Bisiesto
Por esas calles del énfasis castizo donde resonó la gacetilla de los vendedores de prensa -Puerta del Sol, calle Mayor, plaza de Oriente-, pontificaron a principios de siglo los literatos de rompe y rasga: uno orinó en la pared de la Academia, otro reventó un estreno de Echegaray, otro vestía andrajos, otro mendigó con el cadáver de un niño y otro se envenenaba con ajenjo en homenaje al poeta que le besó en la mejilla. De todos había oído hablar el joven que acudió a la capital desde la provincia levítica con una carta de presentación al director del diario. Era mediodía, y acababa éste de levantarse de la cama. Por eso no recibió en su gabinete al recomendado, sino que a través de la criada le citó en la sede del periódico a primera hora de la noche, es decir, antes de que despertara Madrid, cuando los diputados abandonaban el salón de sesiones y las niñeras, Recoletos.
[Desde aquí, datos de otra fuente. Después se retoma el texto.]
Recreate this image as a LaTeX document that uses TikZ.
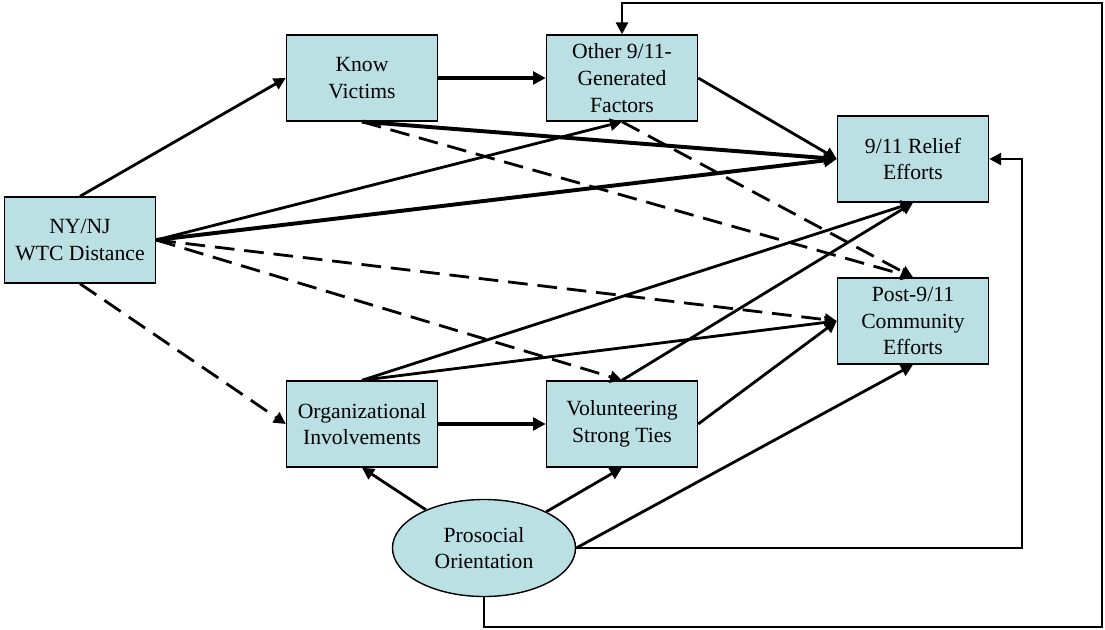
\documentclass[tikz,border=0pt]{standalone}
\usepackage{fontspec}
\setmainfont{Liberation Serif}
\usepackage{xcolor}
\usetikzlibrary{arrows.meta,positioning,shapes.geometric}
\definecolor{boxfill}{RGB}{187,224,227}
\tikzset{
  factor/.style={rectangle,draw,line width=1pt,fill=boxfill,minimum width=3.775cm,minimum height=2.15cm,align=center,font=\fontsize{15.4}{19}\selectfont},
  trait/.style={ellipse,draw,line width=1pt,fill=boxfill,minimum width=4.575cm,minimum height=2.425cm,inner sep=0pt,align=center,font=\fontsize{15.4}{19}\selectfont},
  link/.style={line width=2pt,-{Triangle[length=8.5pt,width=8.5pt]}},
  strong/.style={line width=2.8pt,-{Triangle[length=9pt,width=9pt]}},
  weak/.style={line width=2pt,dash pattern=on 14pt off 7pt,-{Triangle[length=8.5pt,width=8.5pt]}}
}
\begin{document}
\begin{tikzpicture}[x=0.025cm,y=-0.025cm]
    \useasboundingbox (0,0) rectangle (1105,630);

    % Factors
    \node[factor] (dist) at (80,240) {NY/NJ\\WTC Distance};
    \node[factor] (know) at (362,78) {Know\\Victims};
    \node[factor] (other) at (622,78) {Other 9/11-\\Generated\\Factors};
    \node[factor] (relief) at (913,159) {9/11 Relief\\Efforts};
    \node[factor] (post) at (913,321) {Post-9/11\\Community\\Efforts};
    \node[factor] (org) at (362,424) {Organizational\\Involvements};
    \node[factor] (vol) at (622,424) {Volunteering\\Strong Ties};
    \node[trait] (pro) at (484,548) {Prosocial\\Orientation};

    % Paths from distance
    \draw[link] (dist.north) -- (know.west);
    \draw[weak] (dist.south) -- (org.west);
    \draw[link] (dist.east) -- (other.south);
    \draw[strong] (dist.east) -- (relief.west);
    \draw[weak] (dist.east) -- (post.west);
    \draw[weak] (dist.east) -- (vol.north);

    % Paths from victims and other factors
    \draw[strong] (know.east) -- (other.west);
    \draw[strong] (know.south) -- (relief.west);
    \draw[weak] (know.south) -- (post.north);
    \draw[link] (other.east) -- (relief.west);
    \draw[weak] (other.south) -- (post.north);

    % Paths from involvements and ties
    \draw[link] (org.north) -- (relief.south);
    \draw[link] (org.north) -- (post.west);
    \draw[strong] (org.east) -- (vol.west);
    \draw[link] (vol.north) -- (relief.south);
    \draw[link] (vol.east) -- (post.west);

    % Paths from orientation
    \draw[link] (pro) -- (org.south);
    \draw[link] (pro) -- (vol.south);
    \draw[link] (pro.east) -- (post.south);
    \coordinate (turnA) at (1022,548);
    \draw[link] (pro.east) -- (turnA) |- (relief.east);
    \coordinate (turnB) at (1102,627);
    \coordinate (turnC) at (1102,3);
    \draw[link] (pro.south) |- (turnB) -- (turnC) -| (other.north);
\end{tikzpicture}
\end{document}
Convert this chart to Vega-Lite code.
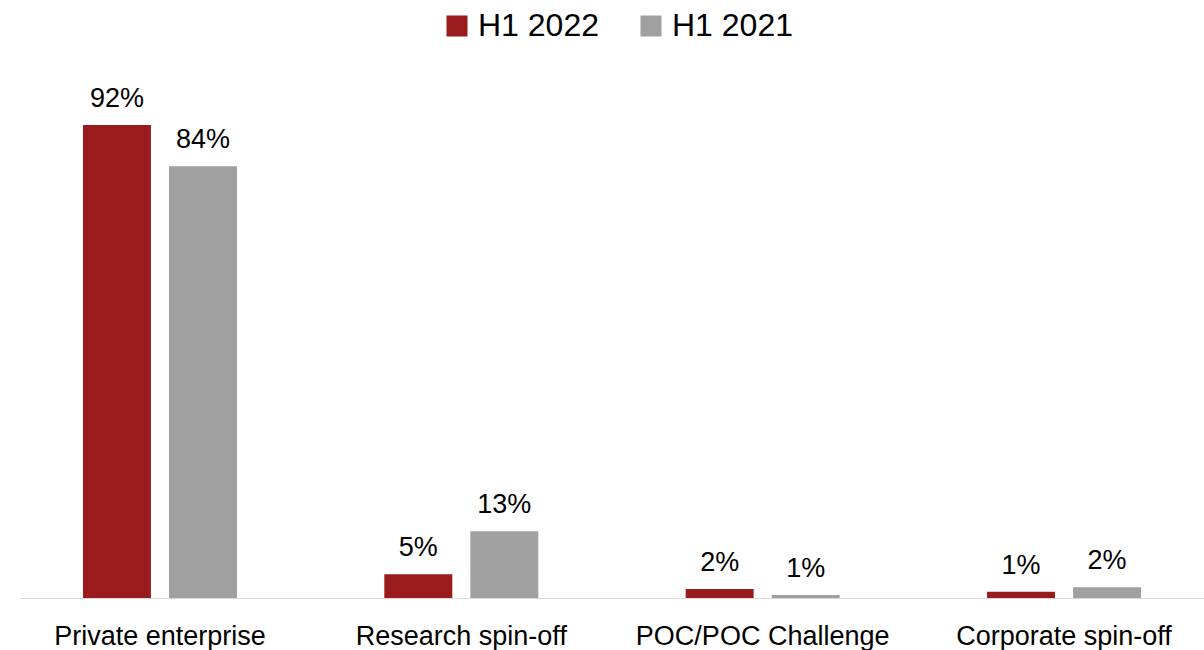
{
  "$schema": "https://vega.github.io/schema/vega-lite/v6.json",
  "autosize": "none",
  "width": 1184,
  "height": 514,
  "padding": {"left": 20, "top": 84, "right": 0, "bottom": 52},
  "background": "#ffffff",
  "config": {
    "view": {"stroke": null},
    "font": "Liberation Sans"
  },
  "data": {
    "values": [
      {"category": "Private enterprise", "period": "H1 2022", "share": 0.92},
      {"category": "Private enterprise", "period": "H1 2021", "share": 0.84},
      {"category": "Research spin-off", "period": "H1 2022", "share": 0.046},
      {"category": "Research spin-off", "period": "H1 2021", "share": 0.13},
      {"category": "POC/POC Challenge", "period": "H1 2022", "share": 0.0175},
      {"category": "POC/POC Challenge", "period": "H1 2021", "share": 0.006},
      {"category": "Corporate spin-off", "period": "H1 2022", "share": 0.012},
      {"category": "Corporate spin-off", "period": "H1 2021", "share": 0.021}
    ]
  },
  "encoding": {
    "x": {
      "field": "category",
      "type": "nominal",
      "sort": ["Private enterprise", "Research spin-off", "POC/POC Challenge", "Corporate spin-off"],
      "scale": {"paddingInner": 0.489, "paddingOuter": 0.209},
      "axis": {
        "title": null,
        "labelAngle": 0,
        "ticks": false,
        "domainColor": "#D9D9D9",
        "domainWidth": 1,
        "labelFontSize": 27,
        "labelColor": "#000000",
        "labelPadding": 25,
        "labelLimit": 0,
        "labelFont": "Liberation Sans"
      }
    },
    "xOffset": {
      "field": "period",
      "type": "nominal",
      "sort": ["H1 2022", "H1 2021"],
      "scale": {"paddingInner": 0.21, "paddingOuter": 0}
    },
    "y": {
      "field": "share",
      "type": "quantitative",
      "scale": {"domain": [0, 1]},
      "axis": null
    }
  },
  "layer": [
    {
      "mark": {"type": "bar"},
      "encoding": {
        "color": {
          "field": "period",
          "type": "nominal",
          "scale": {"domain": ["H1 2022", "H1 2021"], "range": ["#991B1E", "#A0A0A0"]},
          "legend": {
            "title": null,
            "orient": "none",
            "direction": "horizontal",
            "legendX": 421,
            "legendY": -74,
            "symbolType": "square",
            "symbolSize": 441,
            "symbolStrokeWidth": 0,
            "labelFontSize": 32,
            "labelColor": "#000000",
            "labelOffset": 5,
            "columnPadding": 36,
            "labelFont": "Liberation Sans"
          }
        }
      }
    },
    {
      "mark": {"type": "text", "baseline": "alphabetic", "dy": -18, "fontSize": 27, "color": "#000000"},
      "encoding": {
        "text": {"field": "share", "type": "quantitative", "format": ".0%"}
      }
    }
  ]
}
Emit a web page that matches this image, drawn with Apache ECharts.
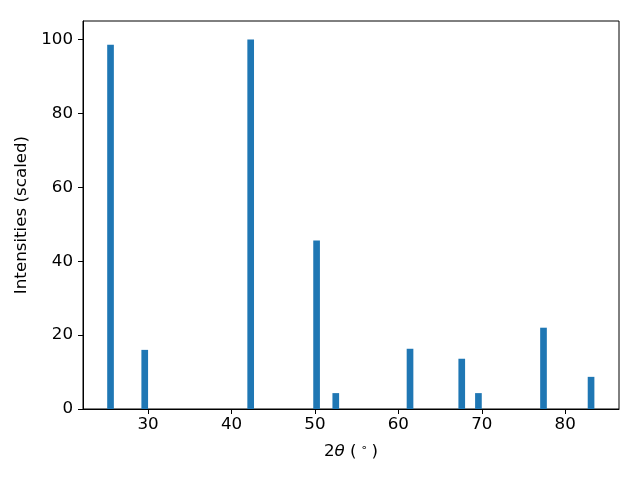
<!DOCTYPE html>
<html>
<head>
<meta charset="utf-8">
<script src="https://cdn.jsdelivr.net/npm/echarts@6/dist/echarts.min.js"></script>
<style>html,body{margin:0;padding:0;background:#fff}#c{width:640px;height:480px}</style>
</head>
<body>
<div id="c"></div>
<script>
var positions = [25.5, 29.6, 42.3, 50.2, 52.5, 61.4, 67.6, 69.6, 77.4, 83.1];
var intensities = [98.6, 16.0, 100.0, 45.6, 4.3, 16.3, 13.6, 4.3, 22.0, 8.7];
var xTicks = [30, 40, 50, 60, 70, 80];
var yTicks = [0, 20, 40, 60, 80, 100];
var barWidthData = 0.8;

var chart = echarts.init(document.getElementById('c'), null, {renderer: 'canvas'});
var font = 'DejaVu Sans';
var fs = 16.7;
chart.setOption({
  animation: false,
  backgroundColor: '#fff',
  grid: {left: 83, right: 21, top: 21, bottom: 71, show: true, borderColor: '#000', borderWidth: 1, backgroundColor: 'transparent'},
  xAxis: {
    type: 'value', min: 22.2, max: 86.45,
    splitLine: {show: false},
    axisLine: {show: true, onZero: false, lineStyle: {color: '#000', width: 1}},
    axisTick: {show: true, length: 5, lineStyle: {color: '#000'}, customValues: xTicks},
    axisLabel: {color: '#000', fontFamily: font, fontSize: fs, margin: 7, customValues: xTicks},
    name: '{n|2}{i|θ}{n| (}{s|∘}{n|)}',
    nameLocation: 'middle', nameGap: 34,
    nameTextStyle: {
      color: '#000', fontFamily: font, fontSize: fs,
      rich: {
        n: {fontFamily: font, fontSize: fs, color: '#000'},
        i: {fontFamily: font, fontSize: fs, fontStyle: 'italic', color: '#000'},
        s: {fontFamily: font, fontSize: 11, color: '#000', verticalAlign: 'top', padding: [0, 4, 7, 4]}
      }
    }
  },
  yAxis: {
    type: 'value', min: 0, max: 105,
    splitLine: {show: false},
    axisLine: {show: true, lineStyle: {color: '#000', width: 1}},
    axisTick: {show: true, length: 5, lineStyle: {color: '#000'}, customValues: yTicks},
    axisLabel: {color: '#000', fontFamily: font, fontSize: fs, margin: 10, customValues: yTicks},
    name: 'Intensities (scaled)', nameLocation: 'middle', nameGap: 45,
    nameTextStyle: {color: '#000', fontFamily: font, fontSize: fs}
  },
  series: [{
    type: 'custom',
    data: positions.map(function (p, i) { return [p, intensities[i]]; }),
    renderItem: function (params, api) {
      var x = api.value(0), y = api.value(1);
      var p0 = api.coord([x - barWidthData / 2, y]);
      var p1 = api.coord([x + barWidthData / 2, 0]);
      return {
        type: 'rect',
        shape: {x: p0[0], y: p0[1], width: p1[0] - p0[0], height: p1[1] - p0[1]},
        style: {fill: '#1f77b4'}
      };
    }
  }]
});
</script>
</body>
</html>
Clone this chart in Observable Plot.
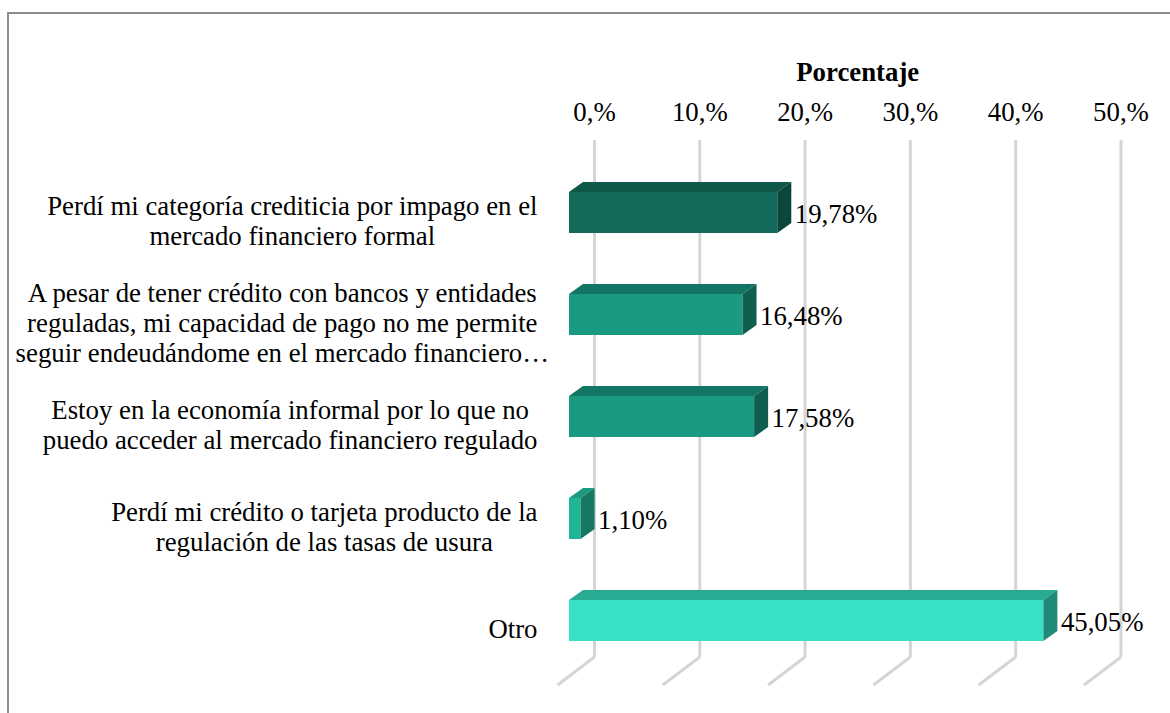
<!DOCTYPE html>
<html>
<head>
<meta charset="utf-8">
<script src="https://cdn.jsdelivr.net/npm/d3@7"></script>
<script src="https://cdn.jsdelivr.net/npm/@observablehq/plot@0.6"></script>
<style>
  html, body { margin: 0; padding: 0; background: #fff; }
  #chart { position: relative; width: 1170px; height: 713px; overflow: hidden; }
  #border { position: absolute; left: 7px; top: 12px; width: 1170px; height: 720px;
            border-left: 2px solid #8c8c8c; border-top: 2px solid #8c8c8c; pointer-events: none; }
</style>
</head>
<body>
<div id="chart"><div id="border"></div></div>
<script>
// ---- data ----
const categories = [
  "Perdí mi categoría crediticia por impago en el\nmercado financiero formal",
  "A pesar de tener crédito con bancos y entidades\nreguladas, mi capacidad de pago no me permite\nseguir endeudándome en el mercado financiero…",
  "Estoy en la economía informal por lo que no\npuedo acceder al mercado financiero regulado",
  "Perdí mi crédito o tarjeta producto de la\nregulación de las tasas de usura",
  "Otro"
];
const values = [19.78, 16.48, 17.58, 1.10, 45.05];
const valueLabels = ["19,78%", "16,48%", "17,58%", "1,10%", "45,05%"];
const tickValues = [0, 10, 20, 30, 40, 50];
const tickLabels = ["0,%", "10,%", "20,%", "30,%", "40,%", "50,%"];
const axisTitle = "Porcentaje";

// ---- styles ----
const frontColors = ["#126b5b", "#199a81", "#199a81", "#20b595", "#38e0c5"];
const topColors   = ["#0e5849", "#137563", "#137563", "#1a9a80", "#29aa92"];
const sideColors  = ["#0b463b", "#0f5e50", "#0f5e50", "#167762", "#1f8a78"];
const FONT = "'Liberation Serif', 'Times New Roman', serif";
const FS = 26.8;

// ---- layout ----
const X_RANGE = [569, 1095.5];
const Y_RANGE = [159.6, 673.6];
const BACK_DX = 25;          // back wall offset of the grid
const DEPTH = [14, -10];     // bar depth (px)
const FLOOR = [-37, 28];     // floor line offset (px)
const LABEL_RIGHT = 537;

const rows = categories.map((c, i) => ({cat: c, value: values[i], label: valueLabels[i], i}));

// centre of each category label block, right-aligned at LABEL_RIGHT
const xs = Plot.scale({x: {domain: [0, 50], range: X_RANGE}});
const ctx = document.createElement("canvas").getContext("2d");
ctx.font = `${FS}px ${FONT}`;
const labelRows = categories.map((c, i) => {
  const w = d3.max(c.split("\n"), l => ctx.measureText(l.replace(/…$/, "")).width);
  return {cat: c, text: c, cx: xs.invert(LABEL_RIGHT - w / 2)};
});

function extrude(index, scales, vals, dims, context, next) {
  const g = next(index, scales, vals, dims, context);
  const sel = d3.select(g);
  const rects = Array.from(g.querySelectorAll("rect"));
  const [dx, dy] = DEPTH;
  rects.forEach((r, k) => {
    const i = index[k];
    const x = +r.getAttribute("x"), y = +r.getAttribute("y");
    const w = +r.getAttribute("width"), h = +r.getAttribute("height");
    sel.append("polygon")
      .attr("points", [[x, y], [x + w, y], [x + w + dx, y + dy], [x + dx, y + dy]].join(" "))
      .attr("fill", topColors[rows[i].i]);
    sel.append("polygon")
      .attr("points", [[x + w, y], [x + w + dx, y + dy], [x + w + dx, y + h + dy], [x + w, y + h]].join(" "))
      .attr("fill", sideColors[rows[i].i]);
  });
  return g;
}

function floorLines(index, scales, vals, dims, context, next) {
  const g = next(index, scales, vals, dims, context);
  const sel = d3.select(g);
  Array.from(g.querySelectorAll("line")).forEach(l => {
    const x = +l.getAttribute("x1"), y = Math.max(+l.getAttribute("y1"), +l.getAttribute("y2"));
    sel.append("line").attr("x1", x).attr("y1", y)
      .attr("x2", x + FLOOR[0]).attr("y2", y + FLOOR[1]);
  });
  return g;
}

const chart = Plot.plot({
  width: 1170,
  height: 713,
  marginTop: 140,
  marginBottom: 56,
  marginLeft: 0,
  marginRight: 0,
  x: {domain: [0, 50], range: X_RANGE, axis: null},
  y: {type: "band", domain: categories, range: Y_RANGE, paddingInner: 0.6, paddingOuter: 0.3, axis: null},
  color: {type: "identity"},
  style: {fontFamily: FONT, fontSize: `${FS}px`, color: "#000", background: "transparent", overflow: "visible"},
  marks: [
    Plot.ruleX(tickValues, {x: d => d, dx: BACK_DX, stroke: "#d5d5d5", strokeWidth: 3, render: floorLines}),
    Plot.text(tickValues, {x: d => d, text: (d, i) => tickLabels[i], frameAnchor: "top", dx: BACK_DX, dy: -28.5,
                           lineAnchor: "middle", textAnchor: "middle", fill: "#000"}),
    Plot.text([axisTitle], {x: () => 25, text: d => d, frameAnchor: "top", dx: BACK_DX, dy: -68.5,
                            lineAnchor: "middle", textAnchor: "middle", fontWeight: "bold", fill: "#000"}),
    Plot.barX(rows, {x: "value", y: "cat", fill: d => frontColors[d.i], render: extrude}),
    Plot.text(rows, {x: "value", y: "cat", text: "label", dx: DEPTH[0] + 3, dy: 1, textAnchor: "start", fill: "#000"}),
    Plot.text(labelRows, {x: "cx", y: "cat", text: "text", dy: 7, textAnchor: "middle", lineAnchor: "middle",
                          lineHeight: 1.12, fill: "#000"})
  ]
});
document.getElementById("chart").appendChild(chart);
</script>
</body>
</html>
En el barrio donde se instalaba el periódico -y por donde la bohemia del arte gritaba sus endecasílabos en la madrugada, igual que un perro a la luna-, detuvieron a Chueca, se suicidó Larra, Gayarre perdió la voz, Castelar arengó a los universitarios, Morral atentó contra el rey Alfonso XIII y Velázquez pudo estar enterrado. Por sus callejas se aventuraron las menesterosas que empeñaban el anillo de pedida en el mostrador del Monte de Piedad y las madres solteras que confiaban al torno de la inclusa el bebé envuelto en una toquilla. El prendero y el responsable del hospicio acogían el donativo con cara de mármol y sin importarles si era fruto de la mala vida o de la mala cabeza, ya que aplicaban la misma etiqueta a cualquier remesa anónima a la que los literatos modernistas -y el clero- consideraban consecuencia de la depravación en otomanas.
Bordeando los palitroques de ropa tendida por las lavanderas en la ribera del Manzanares -donde la delincuencia adolescente despuntaba las navajas en el atardecer huraño, de primavera discutida por un cargamento de nubes que tapaba la caída del sol-, el provinciano trepó por atormentados secarrales hasta la meseta del antiguo Alcázar y de ahí se dirigió a través de caminos más distinguidos -y animados por el impudor del hambre-, convirtiendo lo que le salía al paso, por deformación profesional, en telegramas de agencia. En el caserón al que le envió la criada del director del diario, un letrero ubicaba el periódico en el entresuelo. Mas, por si no fuera suficiente, un tuberculoso de voz de hilo, desde el sumidero excavado casi a ras de tierra para portería, salmodiaba la referencia como un presagio de lo que aguardaba al que accediese a la planta.
Ascendió el forastero por la escalera doliente, cruzó una puerta y en torno a la mesa de redacción encontró a los hombres de letras abstraídos en su quehacer -y aún faltaba algún esforzado de la vírgula, prendido en la dialéctica del lupanar-. Todos estaban en camisa, pintando los bigotes de la Gioconda. Asomó la autoridad del redactor jefe con el imperativo del cierre y los cráneos efervescentes criticaron su ignorancia: las meninges exquisitas eyaculan con cadencia. Desesperado se retiraba el hombre a calmar al tipógrafo cuando reparó en el provinciano que le aguardaba con una muestra de sus cualidades: en el tamaño de una tarjeta, el joven había extractado el crimen de la calle de Fuencarral. El redactor jefe desplazó sus ojos por la caligrafía esmerada y agitó el escrito ante los ganapanes de la literatura. "Esto es periodismo", reivindicó.
Cien años después, los diarios se han trasladado a los arrabales de la ciudad y, como se componen de noticias, excluyen de sus equipos a los fósiles de hemeroteca. Hoy, la cofradía de divinos y cochambrosos no conseguiría sacar ni el primer número de un periódico. Cuando el escritor cruza la sala de redacción con su colaboración en el bolsillo del gabán, el ordenador ha silenciado las voces de aquellos polemistas entrenados en el duelo a primera sangre. El redactor jefe que le saluda con la impaciencia propia del oficio, no lleva visera ni manguitos, pero sus ojos se deslizan por la cuartilla del visitante a velocidad de crucero. Levantando la frente como su antecesor cuando observó: "Esto es periodismo", el redactor jefe afirma hoy: "Esto es literatura". Y el concepto adquiere en el ambiente informativo la misma rareza que un año bisiesto.